Instructions for the task: Without the images, write out the whole listing exactly.
*** Supplied material ***
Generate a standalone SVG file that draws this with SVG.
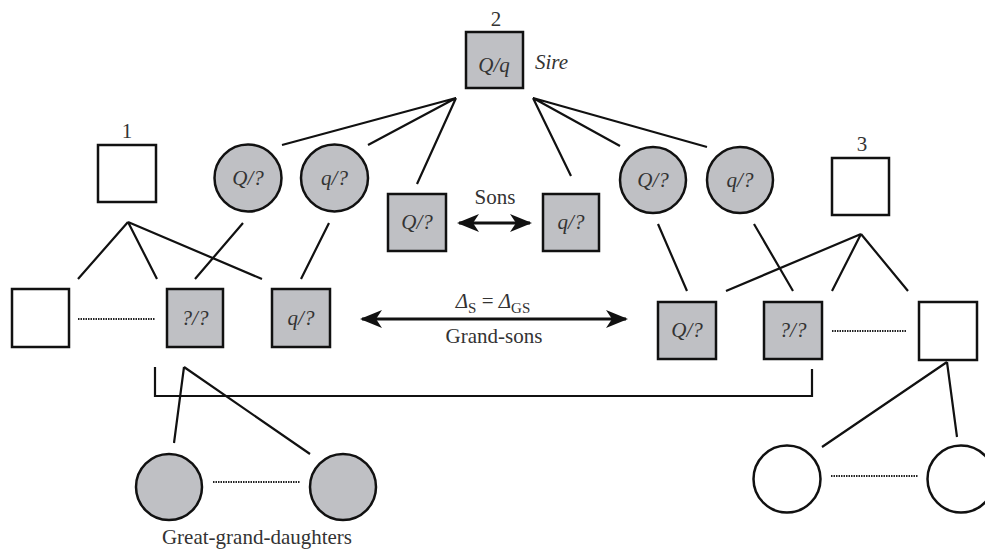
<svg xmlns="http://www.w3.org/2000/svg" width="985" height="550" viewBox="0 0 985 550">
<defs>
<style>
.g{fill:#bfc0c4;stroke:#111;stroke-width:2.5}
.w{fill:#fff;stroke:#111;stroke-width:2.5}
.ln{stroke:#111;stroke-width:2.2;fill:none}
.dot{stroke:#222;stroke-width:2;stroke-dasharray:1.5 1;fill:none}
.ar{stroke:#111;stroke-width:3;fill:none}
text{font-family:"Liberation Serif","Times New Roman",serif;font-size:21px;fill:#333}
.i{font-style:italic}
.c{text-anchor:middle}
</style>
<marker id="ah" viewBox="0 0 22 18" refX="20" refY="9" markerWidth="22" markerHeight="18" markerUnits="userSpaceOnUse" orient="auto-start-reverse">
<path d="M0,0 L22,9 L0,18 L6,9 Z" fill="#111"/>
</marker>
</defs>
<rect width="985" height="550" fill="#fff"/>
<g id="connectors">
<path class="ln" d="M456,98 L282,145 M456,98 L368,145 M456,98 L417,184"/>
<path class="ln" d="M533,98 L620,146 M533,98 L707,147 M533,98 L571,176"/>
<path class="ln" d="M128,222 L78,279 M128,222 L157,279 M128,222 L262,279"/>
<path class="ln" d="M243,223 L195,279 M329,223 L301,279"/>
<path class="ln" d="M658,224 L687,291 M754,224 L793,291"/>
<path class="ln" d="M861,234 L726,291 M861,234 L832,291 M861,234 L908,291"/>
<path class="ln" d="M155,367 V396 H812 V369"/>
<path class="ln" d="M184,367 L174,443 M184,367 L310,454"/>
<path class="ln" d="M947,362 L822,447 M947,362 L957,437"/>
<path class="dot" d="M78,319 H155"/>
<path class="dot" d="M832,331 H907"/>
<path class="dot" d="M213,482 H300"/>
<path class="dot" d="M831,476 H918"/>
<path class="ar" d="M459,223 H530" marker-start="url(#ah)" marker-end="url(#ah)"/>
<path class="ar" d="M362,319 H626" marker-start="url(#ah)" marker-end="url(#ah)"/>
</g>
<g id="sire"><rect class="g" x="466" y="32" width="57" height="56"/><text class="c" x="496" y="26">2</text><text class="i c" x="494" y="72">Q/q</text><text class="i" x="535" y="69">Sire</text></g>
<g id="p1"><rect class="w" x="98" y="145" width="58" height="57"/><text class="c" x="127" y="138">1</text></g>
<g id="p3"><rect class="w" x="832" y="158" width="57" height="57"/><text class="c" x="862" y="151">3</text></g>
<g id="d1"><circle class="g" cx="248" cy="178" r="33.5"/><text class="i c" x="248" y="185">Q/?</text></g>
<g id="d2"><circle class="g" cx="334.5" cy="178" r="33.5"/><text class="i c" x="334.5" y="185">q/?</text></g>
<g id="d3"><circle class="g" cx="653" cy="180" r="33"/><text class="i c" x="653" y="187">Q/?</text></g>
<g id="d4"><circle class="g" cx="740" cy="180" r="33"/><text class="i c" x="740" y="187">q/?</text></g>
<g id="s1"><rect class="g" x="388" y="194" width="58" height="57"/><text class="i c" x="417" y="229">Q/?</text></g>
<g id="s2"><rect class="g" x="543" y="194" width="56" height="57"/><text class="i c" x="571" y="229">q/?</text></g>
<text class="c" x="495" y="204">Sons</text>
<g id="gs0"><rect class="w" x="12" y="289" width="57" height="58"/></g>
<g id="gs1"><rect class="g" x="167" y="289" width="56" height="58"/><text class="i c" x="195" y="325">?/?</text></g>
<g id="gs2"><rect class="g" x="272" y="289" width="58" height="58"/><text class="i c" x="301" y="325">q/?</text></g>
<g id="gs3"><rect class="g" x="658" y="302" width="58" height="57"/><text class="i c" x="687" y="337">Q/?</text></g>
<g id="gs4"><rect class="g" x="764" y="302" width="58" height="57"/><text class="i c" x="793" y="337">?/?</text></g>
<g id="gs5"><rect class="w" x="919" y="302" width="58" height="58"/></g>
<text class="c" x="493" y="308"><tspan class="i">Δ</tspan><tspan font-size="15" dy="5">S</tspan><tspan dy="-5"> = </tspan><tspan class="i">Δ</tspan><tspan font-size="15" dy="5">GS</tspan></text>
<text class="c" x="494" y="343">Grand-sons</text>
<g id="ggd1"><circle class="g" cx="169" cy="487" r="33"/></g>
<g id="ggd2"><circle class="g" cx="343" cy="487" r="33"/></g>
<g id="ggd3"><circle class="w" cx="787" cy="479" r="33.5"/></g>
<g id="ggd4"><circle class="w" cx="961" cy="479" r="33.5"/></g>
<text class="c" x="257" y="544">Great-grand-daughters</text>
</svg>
***
Solution for this exercise:
Generate a standalone SVG file that draws this with SVG.
<svg xmlns="http://www.w3.org/2000/svg" width="985" height="550" viewBox="0 0 985 550">
<defs>
<style>
.g{fill:#bfc0c4;stroke:#111;stroke-width:2.5}
.w{fill:#fff;stroke:#111;stroke-width:2.5}
.ln{stroke:#111;stroke-width:2.2;fill:none}
.dot{stroke:#222;stroke-width:2;stroke-dasharray:1.5 1;fill:none}
.ar{stroke:#111;stroke-width:3;fill:none}
text{font-family:"Liberation Serif","Times New Roman",serif;font-size:21px;fill:#333}
.i{font-style:italic}
.c{text-anchor:middle}
</style>
<marker id="ah" viewBox="0 0 22 18" refX="20" refY="9" markerWidth="22" markerHeight="18" markerUnits="userSpaceOnUse" orient="auto-start-reverse">
<path d="M0,0 L22,9 L0,18 L6,9 Z" fill="#111"/>
</marker>
</defs>
<rect width="985" height="550" fill="#fff"/>
<g id="connectors">
<path class="ln" d="M456,98 L282,145 M456,98 L368,145 M456,98 L417,184"/>
<path class="ln" d="M533,98 L620,146 M533,98 L707,147 M533,98 L571,176"/>
<path class="ln" d="M128,222 L78,279 M128,222 L157,279 M128,222 L262,279"/>
<path class="ln" d="M243,223 L195,279 M329,223 L301,279"/>
<path class="ln" d="M658,224 L687,291 M754,224 L793,291"/>
<path class="ln" d="M861,234 L726,291 M861,234 L832,291 M861,234 L908,291"/>
<path class="ln" d="M155,367 V396 H812 V369"/>
<path class="ln" d="M184,367 L174,443 M184,367 L310,454"/>
<path class="ln" d="M947,362 L822,447 M947,362 L957,437"/>
<path class="dot" d="M78,319 H155"/>
<path class="dot" d="M832,331 H907"/>
<path class="dot" d="M213,482 H300"/>
<path class="dot" d="M831,476 H918"/>
<path class="ar" d="M459,223 H530" marker-start="url(#ah)" marker-end="url(#ah)"/>
<path class="ar" d="M362,319 H626" marker-start="url(#ah)" marker-end="url(#ah)"/>
</g>
<g id="sire"><rect class="g" x="466" y="32" width="57" height="56"/><text class="c" x="496" y="26">2</text><text class="i c" x="494" y="72">Q/q</text><text class="i" x="535" y="69">Sire</text></g>
<g id="p1"><rect class="w" x="98" y="145" width="58" height="57"/><text class="c" x="127" y="138">1</text></g>
<g id="p3"><rect class="w" x="832" y="158" width="57" height="57"/><text class="c" x="862" y="151">3</text></g>
<g id="d1"><circle class="g" cx="248" cy="178" r="33.5"/><text class="i c" x="248" y="185">Q/?</text></g>
<g id="d2"><circle class="g" cx="334.5" cy="178" r="33.5"/><text class="i c" x="334.5" y="185">q/?</text></g>
<g id="d3"><circle class="g" cx="653" cy="180" r="33"/><text class="i c" x="653" y="187">Q/?</text></g>
<g id="d4"><circle class="g" cx="740" cy="180" r="33"/><text class="i c" x="740" y="187">q/?</text></g>
<g id="s1"><rect class="g" x="388" y="194" width="58" height="57"/><text class="i c" x="417" y="229">Q/?</text></g>
<g id="s2"><rect class="g" x="543" y="194" width="56" height="57"/><text class="i c" x="571" y="229">q/?</text></g>
<text class="c" x="495" y="204">Sons</text>
<g id="gs0"><rect class="w" x="12" y="289" width="57" height="58"/></g>
<g id="gs1"><rect class="g" x="167" y="289" width="56" height="58"/><text class="i c" x="195" y="325">?/?</text></g>
<g id="gs2"><rect class="g" x="272" y="289" width="58" height="58"/><text class="i c" x="301" y="325">q/?</text></g>
<g id="gs3"><rect class="g" x="658" y="302" width="58" height="57"/><text class="i c" x="687" y="337">Q/?</text></g>
<g id="gs4"><rect class="g" x="764" y="302" width="58" height="57"/><text class="i c" x="793" y="337">?/?</text></g>
<g id="gs5"><rect class="w" x="919" y="302" width="58" height="58"/></g>
<text class="c" x="493" y="308"><tspan class="i">Δ</tspan><tspan font-size="15" dy="5">S</tspan><tspan dy="-5"> = </tspan><tspan class="i">Δ</tspan><tspan font-size="15" dy="5">GS</tspan></text>
<text class="c" x="494" y="343">Grand-sons</text>
<g id="ggd1"><circle class="g" cx="169" cy="487" r="33"/></g>
<g id="ggd2"><circle class="g" cx="343" cy="487" r="33"/></g>
<g id="ggd3"><circle class="w" cx="787" cy="479" r="33.5"/></g>
<g id="ggd4"><circle class="w" cx="961" cy="479" r="33.5"/></g>
<text class="c" x="257" y="544">Great-grand-daughters</text>
</svg>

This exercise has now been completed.